Money market accounts are similar to savings accounts, but often pay higher interest and may carry certain restrictions, such as a minimum balance or a limited number of transactions allowed per month. The goal for the account holder is to receive more interest with less risk. These accounts are historically favored by conservative investors who seek a guaranteed return on their money. They are the “boring” part of many a balanced investment portfolio.
What are the practical differences between a money market account and a savings account? As far as I can tell, there aren’t many.
- Money market accounts require higher minimum balances than savings accounts. My credit union requires a $10,000 minimum deposit on a money market account, for example. Their minimum deposit for a savings account is $5.
- Some money market accounts allow limited check-writing privileges. My credit union doesn’t offer checks.
- Money market accounts limit the number of withdrawals per month. I think I’m limited to four withdrawals at the credit union.
Because of these restrictions, banks have more discretion to use the funds in your account and depositors receive higher interest rates. Still, there’s not a lot of difference between savings accounts and money market accounts. In fact, many of the high-yield savings accounts I’ve mentioned in the past are actually money-market accounts.
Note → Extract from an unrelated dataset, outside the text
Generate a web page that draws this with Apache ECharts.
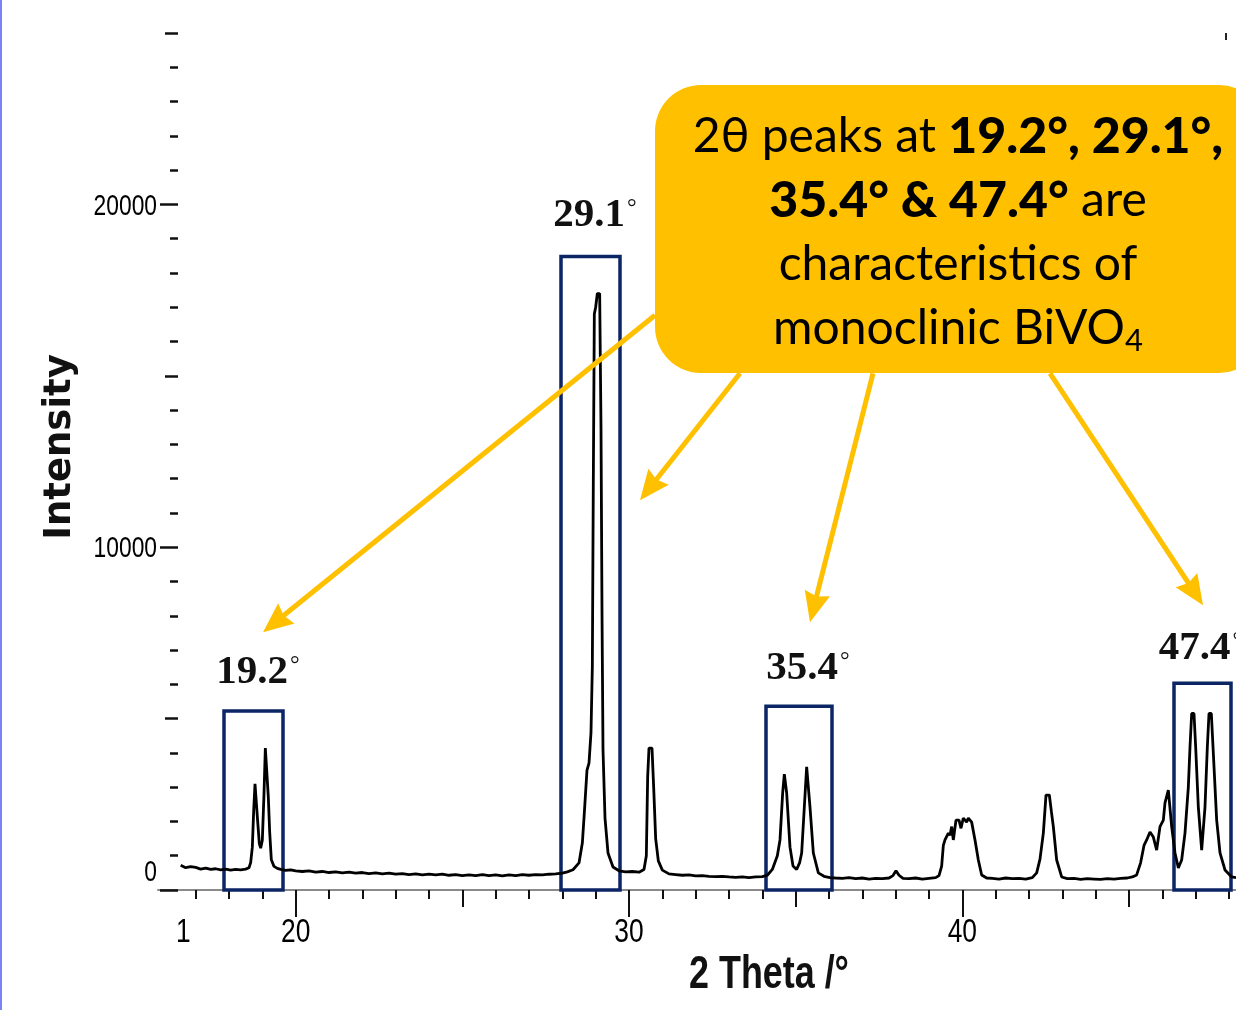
<!DOCTYPE html>
<html><head><meta charset="utf-8">
<script src="https://cdn.jsdelivr.net/npm/echarts@6/dist/echarts.min.js"></script>
<style>html,body{margin:0;padding:0;background:#fff;overflow:hidden}#c{width:1236px;height:1010px}</style>
</head><body><div id="c"></div>
<script>
// ---- data ----
const twoTheta = [16.55,16.70,16.85,17.00,17.15,17.30,17.45,17.60,17.75,17.90,18.05,18.20,18.35,18.50,18.60,18.65,18.70,18.74,18.78,18.82,18.86,18.91,18.95,19.00,19.05,19.09,19.14,19.18,19.22,19.27,19.35,19.45,19.55,19.70,19.85,20.00,20.20,20.40,20.60,20.80,21.00,21.20,21.40,21.60,21.80,22.00,22.20,22.40,22.60,22.80,23.00,23.20,23.40,23.60,23.80,24.00,24.20,24.40,24.60,24.80,25.00,25.20,25.40,25.60,25.80,26.00,26.20,26.40,26.60,26.80,27.00,27.20,27.40,27.60,27.80,28.00,28.15,28.32,28.50,28.60,28.66,28.74,28.80,28.86,28.90,28.93,28.96,29.00,29.05,29.12,29.16,29.19,29.22,29.28,29.37,29.52,29.70,29.90,30.10,30.30,30.45,30.52,30.56,30.60,30.69,30.74,30.80,30.88,31.00,31.20,31.40,31.60,31.80,32.00,32.20,32.40,32.60,32.80,33.00,33.20,33.40,33.60,33.80,34.00,34.15,34.30,34.45,34.53,34.61,34.66,34.73,34.83,34.92,35.03,35.12,35.18,35.26,35.33,35.43,35.53,35.68,35.85,36.03,36.20,36.40,36.60,36.80,37.00,37.20,37.40,37.60,37.80,37.92,38.01,38.10,38.22,38.40,38.60,38.80,39.00,39.20,39.30,39.38,39.43,39.48,39.53,39.58,39.63,39.68,39.73,39.81,39.90,39.96,40.03,40.13,40.18,40.28,40.38,40.48,40.58,40.73,40.90,41.10,41.30,41.50,41.70,41.90,42.10,42.23,42.33,42.43,42.51,42.61,42.67,42.73,42.83,42.98,43.15,43.35,43.55,43.75,43.95,44.15,44.35,44.55,44.75,44.95,45.10,45.23,45.35,45.45,45.53,45.63,45.73,45.83,45.93,46.03,46.08,46.18,46.28,46.38,46.48,46.58,46.68,46.78,46.83,46.88,46.95,47.00,47.08,47.18,47.28,47.35,47.40,47.47,47.53,47.63,47.73,47.88,48.08,48.21];
const intensity = [720,650,680,660,610,640,600,620,590,610,580,600,590,610,650,800,1250,2300,3100,3050,2000,1350,1220,1450,2800,4140,4100,2700,1700,880,690,630,600,570,590,560,540,560,520,540,510,530,500,520,490,510,480,500,470,490,460,480,450,470,440,460,440,460,430,450,420,440,420,450,420,440,410,440,420,450,430,450,440,460,470,490,530,590,790,1370,2250,3500,3700,4600,6500,12000,16800,17000,17400,17400,13500,8100,4100,2100,1080,670,560,530,540,520,600,1000,3300,4140,4140,3000,1500,850,580,470,450,430,440,410,420,400,390,400,380,370,380,360,380,390,430,600,1000,1460,2830,3380,2830,1250,700,600,800,1080,2420,3590,2420,1080,500,400,360,350,340,360,330,350,320,340,330,350,420,560,430,340,330,350,320,340,360,420,700,1300,1460,1500,1660,1600,1850,1460,2040,2040,1800,2100,1980,2100,1980,1460,875,437,350,340,320,350,330,340,320,360,500,900,1660,2770,2770,2300,1850,875,380,330,340,310,330,320,310,330,320,340,350,380,440,800,1300,1460,1690,1545,1165,1850,2040,2540,2915,1850,1080,640,875,1660,3000,4170,5150,5150,4170,2420,1165,2420,4170,5150,5150,3990,2040,1080,583,380,360];

const xTicksMinor = [17,18,19,20,21,22,23,24,25,26,27,28,29,30,31,32,33,34,35,36,37,38,39,40,41,42,43,44,45,46,47,48];
const xTicksMid = [20,25,30,35,40,45];
const xTicksMajor = [20,30,40];
const yTicksMinor = [1000,2000,3000,4000,6000,7000,8000,9000,11000,12000,13000,14000,16000,17000,18000,19000,21000,22000,23000,24000];
const yTicksMid = [5000,15000,25000];
const yTicksMajor = [0,10000,20000];

// highlighted peak regions: [2θ from, 2θ to, box top intensity]
const boxFrom = [17.85, 27.96, 34.11, 46.35];
const boxTo = [19.62, 29.73, 36.09, 48.06];
const boxTop = [5220, 18480, 5360, 6030];
// peak labels and their anchor (2θ, intensity)
const peakNames = ['19.2', '29.1', '35.4', '47.4'];
const peakLabelX = [18.87, 28.98, 35.37, 47.14];
const peakLabelY = [6350, 19680, 6470, 7050];
// arrows from the callout to peaks: start (2θ, I) -> arrow tip (2θ, I)
const arrowX0 = [30.78, 33.33, 37.32, 42.63];
const arrowY0 = [16765, 15073, 15073, 15073];
const arrowX1 = [19.02, 30.33, 35.43, 47.22];
const arrowY1 = [7522, 11370, 7814, 8309];

// ---- chart ----
const X_MIN = 15.87, X_MAX = 48.21;
const ARROW_LEN = 30;
const chart = echarts.init(document.getElementById('c'));

function xAx(ticks, len, showLine) {
  return {
    type: 'value', min: X_MIN, max: X_MAX, position: 'bottom',
    axisLine: { show: showLine, onZero: false, lineStyle: { color: '#8a8a8a', width: 2 } },
    axisTick: { show: true, customValues: ticks, length: len, lineStyle: { color: '#111', width: 2 } },
    axisLabel: { show: false },
    splitLine: { show: false }
  };
}
function yAx(ticks, len) {
  return {
    type: 'value', min: 0, max: 25000, position: 'left', offset: -20,
    axisLine: { show: false },
    axisTick: { show: true, customValues: ticks, length: len, lineStyle: { color: '#111', width: 2.5 } },
    axisLabel: { show: false },
    splitLine: { show: false }
  };
}

const curve = twoTheta.map((x, i) => [x, intensity[i]]);

const baseGraphic = [
  { type: 'rect', z: 1, left: 0, top: 0, shape: { width: 2, height: 1010 }, style: { fill: '#7b82f5' } },
  { type: 'rect', z: 1, left: 1225, top: 33, shape: { width: 2, height: 7 }, style: { fill: '#222' } },
  { type: 'text', z: 10, x: 769, y: 975, scaleX: 0.78, style: { text: '2 Theta /°', font: "bold 46px 'Liberation Sans', Arial, sans-serif", fill: '#111', textAlign: 'center', textVerticalAlign: 'middle' } },
  { type: 'text', z: 10, x: 60, y: 447, rotation: Math.PI / 2, style: { text: 'Intensity', font: "bold 37px 'DejaVu Sans', sans-serif", fill: '#111', textAlign: 'center', textVerticalAlign: 'middle' } },
  {
    type: 'group', z: 100,
    children: [
      { type: 'rect', z: 100, shape: { x: 655, y: 85, width: 610, height: 288, r: 46 }, style: { fill: '#FFC000' } },
      {
        type: 'text', z: 101, x: 958, y: 233,
        style: {
          text: '{r|2θ peaks at }{b|19.2°, 29.1°,}\n{b|35.4° & 47.4°}{r| are}\n{r|characteristics of}\n{r|monoclinic BiVO}{s|4}',
          textAlign: 'center', textVerticalAlign: 'middle', fill: '#000',
          font: "48px Lato, sans-serif", lineHeight: 64,
          rich: {
            r: { fontFamily: 'Lato, sans-serif', fontSize: 48, fill: '#000', lineHeight: 64 },
            b: { fontFamily: 'Lato, sans-serif', fontSize: 50, fontWeight: 900, fill: '#000', lineHeight: 64 },
            s: { fontFamily: 'Lato, sans-serif', fontSize: 31, fill: '#000', lineHeight: 64, padding: [24, 0, 0, 0] }
          }
        }
      }
    ]
  }
];

function arrowData(pullBackPx) {
  return arrowX0.map((x, i) => {
    let ex = arrowX1[i], ey = arrowY1[i];
    if (pullBackPx) {
      const p0 = chart.convertToPixel({ xAxisIndex: 0, yAxisIndex: 0 }, [x, arrowY0[i]]);
      const p1 = chart.convertToPixel({ xAxisIndex: 0, yAxisIndex: 0 }, [ex, ey]);
      const dx = p1[0] - p0[0], dy = p1[1] - p0[1], d = Math.hypot(dx, dy);
      const q = [p1[0] - dx / d * pullBackPx, p1[1] - dy / d * pullBackPx];
      const v = chart.convertFromPixel({ xAxisIndex: 0, yAxisIndex: 0 }, q);
      ex = v[0]; ey = v[1];
    }
    return [{ coord: [x, arrowY0[i]] }, { coord: [ex, ey] }];
  });
}

const option = {
  animation: false,
  backgroundColor: '#ffffff',
  grid: { left: 158, right: 0, top: 33, bottom: 120, containLabel: false },
  xAxis: [xAx(xTicksMinor, 9, true), xAx(xTicksMid, 17, false), xAx(xTicksMajor, 27, false)],
  yAxis: [yAx(yTicksMinor, 8), yAx(yTicksMid, 13), yAx(yTicksMajor, 18)],
  series: [
    {
      type: 'line', data: curve, showSymbol: false, symbol: 'none', smooth: false, z: 3,
      lineStyle: { color: '#000', width: 2.8 }
    },
    {
      type: 'line', data: [], z: 4, silent: true,
      markArea: {
        silent: true,
        itemStyle: { color: 'rgba(0,0,0,0)', borderColor: '#0b2565', borderWidth: 3.5 },
        data: boxFrom.map((x, i) => [{ xAxis: x, yAxis: 0 }, { xAxis: boxTo[i], yAxis: boxTop[i] }])
      },
      markPoint: {
        silent: true, symbol: 'rect', symbolSize: 1, itemStyle: { color: 'rgba(0,0,0,0)' },
        label: {
          show: true, position: 'inside', formatter: '{n|{b}}{d|°}',
          rich: {
            n: { fontFamily: "'Liberation Serif','Times New Roman',serif", fontWeight: 'bold', fontSize: 41, color: '#111' },
            d: { fontFamily: "'Liberation Serif','Times New Roman',serif", fontSize: 24, color: '#111', padding: [0, 0, 14, 2] }
          }
        },
        data: peakNames.map((n, i) => ({ name: n, coord: [peakLabelX[i], peakLabelY[i]] }))
      }
    },
    {
      type: 'line', data: [], z: 6, silent: true,
      markLine: {
        silent: true, symbol: ['none', 'path://M5,0L10,12L5,10.6L0,12Z'], symbolSize: [26, ARROW_LEN],
        label: { show: false },
        lineStyle: { color: '#FFC000', width: 5, type: 'solid' },
        itemStyle: { color: '#FFC000' },
        data: arrowData(0)
      }
    }
  ],
  graphic: baseGraphic
};
chart.setOption(option);

// tick labels placed through the axes' own scales (condensed like the original)
const tickFont = "'Liberation Sans', Arial, sans-serif";
const xPix = v => chart.convertToPixel({ xAxisIndex: 0 }, v);
const yPix = v => chart.convertToPixel({ yAxisIndex: 0 }, v);
const labelGraphic = [];
const yLabX = xPix(X_MIN) - 1;
yTicksMajor.forEach(v => {
  labelGraphic.push({ type: 'text', z: 10, x: yLabX, y: yPix(v) + (v === 0 ? -17 : 2), scaleX: 0.76,
    style: { text: String(v), font: "30px " + tickFont, fill: '#000', textAlign: 'right', textVerticalAlign: 'middle' } });
});
xTicksMajor.forEach(v => {
  labelGraphic.push({ type: 'text', z: 10, x: xPix(v), y: yPix(0) + 26, scaleX: 0.8,
    style: { text: String(v), font: "33px " + tickFont, fill: '#000', textAlign: 'center', textVerticalAlign: 'top' } });
});
// clipped leftover label at the left end of the x axis
labelGraphic.push({ type: 'text', z: 10, x: xPix(16.63), y: yPix(0) + 26, scaleX: 0.8,
  style: { text: '1', font: "33px " + tickFont, fill: '#000', textAlign: 'center', textVerticalAlign: 'top' } });

option.graphic = baseGraphic.concat(labelGraphic);
// arrow symbols are centred on the line end: pull the end back so the tip lands on the target
option.series[2].markLine.data = arrowData(ARROW_LEN / 2);
chart.setOption(option, { notMerge: true });
</script>
</body></html>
To my mind — and I may be wrong here — a money-market account is like an intermediate stage between a savings account and certificate of deposit. It’s less liquid than a savings account, but moreso than a CD.
Finally, it’s important to note that there’s a difference between money market accounts and money market funds. Again from Money Rates:
Money market funds are more like mutual funds. They are an investment in the debt market. They are not backed by FDIC insurance and you cannot withdraw your money as easily. Money market accounts are much more like savings accounts. The money sits there, gathering interest, and the owner of the account can pull it out at any time.
In the end, I’m not sure it’s important for the average person to use the mental energy to differentiate between money market accounts and other accounts. As long as you search for the best interest rates for your particular needs, you should be fine, regardless of whether your use a savings account or a money market account.
As for my problem with having “too many accounts” — I balanced things out a bit yesterday. I closed the household emergency fund that Kris and I had maintained since moving here five years ago. She had insisted upon that account because I was bad with money. That’s not an issue anymore!